Traducido para Rebelión por Lucía Alba Martínez
Benedicto XVI será recordado como un Papa desesperado. Cada una de sus palabras está inspirada por una visión ominosa, casi wagneriana, del mundo en el cual le ha tocado vivir y reinar: de la modernidad no salva nada. Abriga por el universo de la técnica una aversión tomístico-heideggeriana y -gracias a las tecnologías de la comunicación de masas- no deja de denunciar el nihilismo de la tecnología. La contemporaneidad le parece un desierto de los sentimientos y de los valores cuyo relativismo le angustia. El último ejemplo de tanta e infinita desesperación nos viene del discurso que dirigió antes de ayer a los obispos europeos: habiendo olvidado los valores cristianos, Europa estaría al borde de «la apostasía de sí misma, más que de Dios». Apostasía es una palabra fuerte, dramática, al menos desde el emperador Juliano. Evoca la idea de un harakiri moral. Aunque en este caso expresa sólo un antiguo vicio silogístico: si la esencia de Europa es su cristianidad, cuando Europa deja de ser cristiana deja de ser Europa, de la misma manera que si todos los humanos son bípedos y Sócrates es humano, entonces Sócrates es bípedo.
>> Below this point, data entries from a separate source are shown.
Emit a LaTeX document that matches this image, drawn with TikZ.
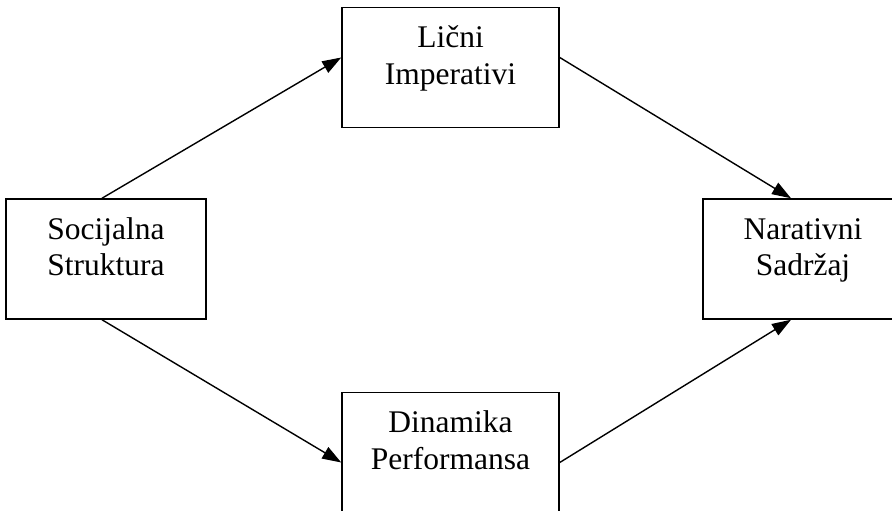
\documentclass[tikz,border=0pt]{standalone}
\usepackage{fontspec}
\setmainfont{Liberation Serif}
\usetikzlibrary{arrows.meta}
\begin{document}
\begin{tikzpicture}[x=1pt, y=1pt,
        box/.style={rectangle, draw, line width=1.5pt, minimum width=200pt, minimum height=120pt, inner sep=0pt},
        txt/.style={anchor=north, align=center, inner sep=0pt, font=\fontsize{31.5}{36.7}\selectfont},
        arr/.style={draw, line width=1.4pt, -{Triangle[length=19pt,width=13pt]}}]
            \useasboundingbox (0,0) rectangle (892,511);
            \clip (0,0) rectangle (892,511);
            \begin{scope}[every node/.style={box}]

                \node (soc) at (106,252) {};
                \node[minimum width=217pt] (licni) at (450.5,443.5) {};
                \node[minimum width=217pt] (din) at (450.5,58.5) {};
                \node (nar) at (803,252) {};
            \end{scope}
            \node[txt] (socT) at ([yshift=-15pt]soc.north) {\strut Socijalna\\Struktura};
            \node[txt] (licniT) at ([yshift=-15pt]licni.north) {\strut Lični\\Imperativi};
            \node[txt] (dinT) at ([yshift=-15pt]din.north) {\strut Dinamika\\Performansa};
            \node[txt] (narT) at ([yshift=-15pt]nar.north) {\strut Narativni\\Sadržaj};

            \path ([xshift=-4pt]soc.north) edge[arr] ([yshift=10pt]licni.west);
            \path ([yshift=10pt]licni.east) edge[arr] ([xshift=-12pt]nar.north);
            \path ([xshift=-4pt]soc.south) edge[arr] ([yshift=-10pt]din.west);
            \path ([yshift=-10pt]din.east) edge[arr] ([xshift=-12pt]nar.south);
        \end{tikzpicture}
\end{document}
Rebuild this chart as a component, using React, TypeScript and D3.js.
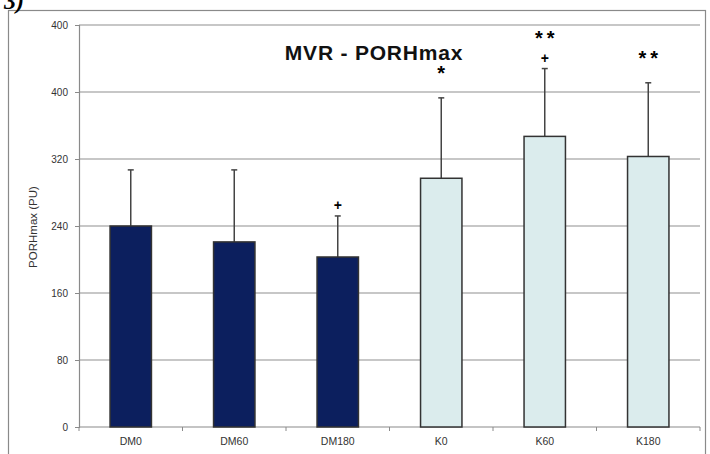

Para el Pontífice, la modernidad es el camino hacia el suicidio, incluso físico, de la civilización occidental: «bajo el perfil de la demografía» Europa, en efecto, se presta a «darse de baja de la historia». Inspira ternura que quien nos predice nuestro largo adiós a la historia sea el mismo que preside una religión en caída libre desde hace 40 años: hoy en día va a misa menos del 30% de los italianos, el 8% de los franceses, el 6% de los ingleses. Si uno lee el número de inscripciones en los seminarios, se diría que lo que se «da de baja de la historia» es el clero católico y no la Europa relativista.
Más que emular a Francis Fukuyama (que en los años 90 teorizó «el fin de la historia»), Benedicto XVI parece víctima, por tanto, del síndrome de las Termópilas: se ve como un moderno Leónidas, último baluarte contra el relativismo ético.
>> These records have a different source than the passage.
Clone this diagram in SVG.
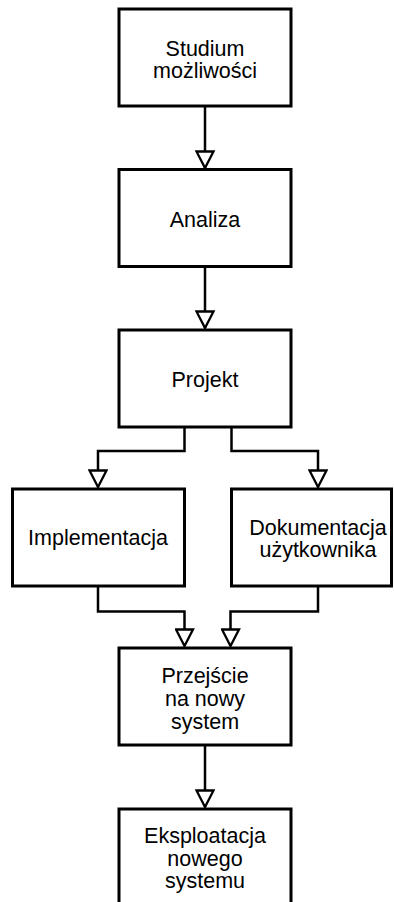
<svg xmlns="http://www.w3.org/2000/svg" width="394" height="902" viewBox="0 0 394 902">
<defs>
<style>
.box{fill:#fff;stroke:#000;stroke-width:3}
.lbl{font-family:"Liberation Sans",Arial,sans-serif;font-size:21.5px;fill:#000;text-anchor:middle}
.con{fill:none;stroke:#000;stroke-width:2.5}
</style>
<marker id="arr" viewBox="0 0 20 20" refX="18" refY="10" markerWidth="20" markerHeight="20" markerUnits="userSpaceOnUse" orient="auto">
<path d="M1.5,1.5 L18,10 L1.5,18.5 Z" fill="#fff" stroke="#000" stroke-width="2.3" stroke-linejoin="miter"/>
</marker>
</defs>
<rect width="394" height="902" fill="#fff"/>
<g id="connectors">
<path class="con" d="M205,106 V168" marker-end="url(#arr)"/>
<path class="con" d="M205,266 V328" marker-end="url(#arr)"/>
<path class="con" d="M184.5,427 V451 H98 V487" marker-end="url(#arr)"/>
<path class="con" d="M231.5,427 V451 H318 V487" marker-end="url(#arr)"/>
<path class="con" d="M98,586 V611.5 H184.5 V646" marker-end="url(#arr)"/>
<path class="con" d="M318,586 V611.5 H230.5 V646" marker-end="url(#arr)"/>
<path class="con" d="M205,745 V807" marker-end="url(#arr)"/>
</g>
<g id="studium">
<rect class="box" x="119" y="9" width="172" height="97"/>
<text class="lbl" x="205" y="56">Studium</text>
<text class="lbl" x="205" y="78">możliwości</text>
</g>
<g id="analiza">
<rect class="box" x="119" y="169.5" width="172" height="97"/>
<text class="lbl" x="205" y="227">Analiza</text>
</g>
<g id="projekt">
<rect class="box" x="119" y="330" width="172" height="97"/>
<text class="lbl" x="205" y="387">Projekt</text>
</g>
<g id="implementacja">
<rect class="box" x="12.5" y="489" width="172" height="97"/>
<text class="lbl" x="98" y="545">Implementacja</text>
</g>
<g id="dokumentacja">
<rect class="box" x="231.5" y="489" width="160" height="97"/>
<text class="lbl" x="318" y="535">Dokumentacja</text>
<text class="lbl" x="318" y="557">użytkownika</text>
</g>
<g id="przejscie">
<rect class="box" x="119" y="648" width="172" height="97"/>
<text class="lbl" x="205" y="683">Przejście</text>
<text class="lbl" x="205" y="706">na nowy</text>
<text class="lbl" x="205" y="729">system</text>
</g>
<g id="eksploatacja">
<rect class="box" x="119" y="809" width="172" height="110"/>
<text class="lbl" x="205" y="843">Eksploatacja</text>
<text class="lbl" x="205" y="865.5">nowego</text>
<text class="lbl" x="205" y="888">systemu</text>
</g>
</svg>
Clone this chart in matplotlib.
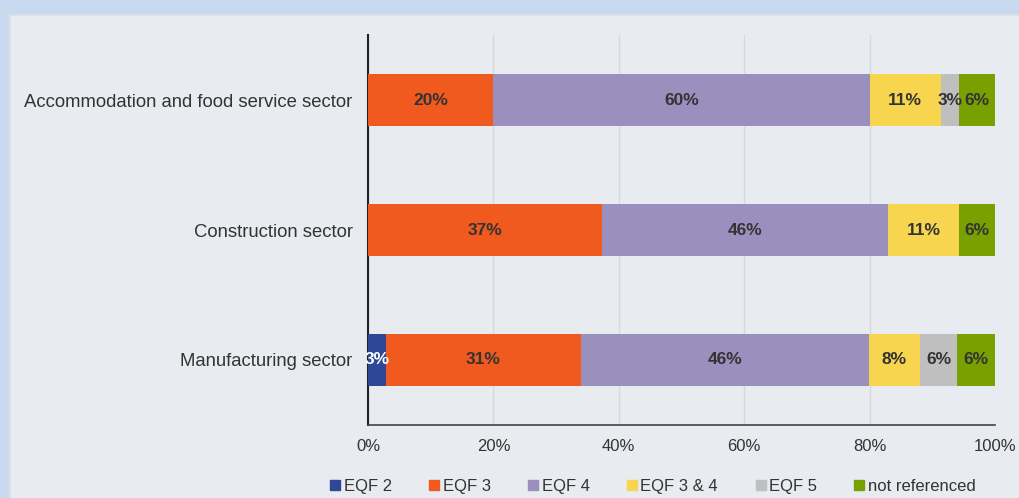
import matplotlib
matplotlib.use("Agg")

import matplotlib.pyplot as plt
import numpy as np
from matplotlib.lines import Line2D
from matplotlib.patches import Rectangle
from matplotlib.ticker import FuncFormatter

plt.rcParams["font.family"] = ["Liberation Sans", "DejaVu Sans"]

# bottom to top
sectors = ["Manufacturing sector", "Construction sector",
           "Accommodation and food service sector"]
series = ["EQF 2", "EQF 3", "EQF 4", "EQF 3 & 4", "EQF 5", "not referenced"]
eqf2 = [2.9, 0, 0]
eqf3 = [31.0, 37.3, 20.0]
eqf4 = [46.0, 45.6, 60.0]
eqf34 = [8.1, 11.4, 11.4]
eqf5 = [6.0, 0, 2.9]
not_ref = [6.0, 5.7, 5.7]

COLORS = ["#2e4797", "#f05a1e", "#9a8fbd", "#f7d54e", "#bfbfbf", "#78a100"]
LABEL_COLORS = ["white", "#333333", "#333333", "#333333", "#333333", "#333333"]

fig = plt.figure(figsize=(10.2, 4.98), dpi=100)
fig.patch.set_facecolor("#c7daf0")
panel = Rectangle((10 / 1020, -0.01), 1.0, 1 - 15 / 498 + 0.01,
                  transform=fig.transFigure, facecolor="#e8ebef",
                  edgecolor="#dde0e4", linewidth=1.5, zorder=-10)
fig.add_artist(panel)

ax = fig.add_axes([368 / 1020, 1 - 425 / 498, 627 / 1020, 390 / 498])
ax.set_facecolor("none")

y = np.arange(len(sectors))
left = np.zeros(len(sectors))
for vals, name, col, tcol in zip([eqf2, eqf3, eqf4, eqf34, eqf5, not_ref],
                                 series, COLORS, LABEL_COLORS):
    vals = np.array(vals)
    ax.barh(y, vals, left=left, height=0.4, color=col, label=name, zorder=3)
    for yi, (l, v) in enumerate(zip(left, vals)):
        if v > 0:
            ax.text(l + v / 2, yi, f"{v:.0f}%", ha="center", va="center",
                    fontsize=12.5, fontweight="bold", color=tcol, zorder=4)
    left += vals

ax.set_xlim(0, 100)
ax.set_ylim(-0.5, 2.5)
ax.set_xticks(np.arange(0, 101, 20))
ax.xaxis.set_major_formatter(FuncFormatter(lambda v, _: f"{v:.0f}%"))
ax.set_yticks(y)
ax.set_yticklabels(sectors)
ax.tick_params(axis="both", length=0, labelsize=12, colors="#333333")
ax.tick_params(axis="y", pad=11, labelsize=13.3)
ax.tick_params(axis="x", pad=10)
ax.grid(axis="x", color="#d6d8dc", linewidth=1, zorder=0)
for s in ["top", "right"]:
    ax.spines[s].set_visible(False)
ax.spines["left"].set_color("#222222")
ax.spines["left"].set_linewidth(1.5)
ax.spines["bottom"].set_color("#444444")
ax.spines["bottom"].set_linewidth(1.2)

handles = [Line2D([], [], marker="s", linestyle="none", markersize=7.5,
                  markerfacecolor=c, markeredgecolor=c) for c in COLORS]
fig.legend(handles, series, loc="center", bbox_to_anchor=(653 / 1020, 1 - 486 / 498),
           ncol=6, frameon=False, fontsize=12, handlelength=0.6, handletextpad=0.2,
           columnspacing=2.25, labelcolor="#333333")

fig.savefig("out.png", dpi=100, facecolor=fig.get_facecolor())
Tanta desesperación a menudo lo ciega. No se da cuenta de que lo que hace retroceder a la Iglesia católica en Sudamérica no es el materialismo sino las sectas evangélicas: lo que entierra al dios católico son los otros dioses, no el ateismo. Ya se trate del islam, de la fecundación asistida o de las parejas de hecho, el carácter sombrío de su desesperación le lleva a afrontar cada batalla como un Fuerte Alamo. Así el Pontífice se encierra en una verdadera «fiebre identitaria»: el temor paroxístico de extraviar la propia identidad, la defensa a toda costa de la identidad (cristiana). Pero por donde pasa la retórica identitaria no vuelve a crecer una brizna de tolerancia y sólo queda un paisaje de ruinas, de fundamentalismos étnicos y religiosos: en suma, una bonita confrontación de civilizaciones. Ya incluso la propia curia empieza a dudar acerca de la oportunidad estrategica de tanto pesimismo: si la situacion es tan desesperada, ¿no es que ya está perdida tal vez la batalla? ¿No se arriesga Leonidas-Benedicto a precipitarnos al abismo con él?
Claro, muchos cardenales se arrepienten hoy de la apresurada decision del 19 de abril del 2005, cuando escogieron a Joseph Ratzinger para el trono de Pedro. Dostoievski ya nos había dicho que la desesperación es luciferina, diabólica.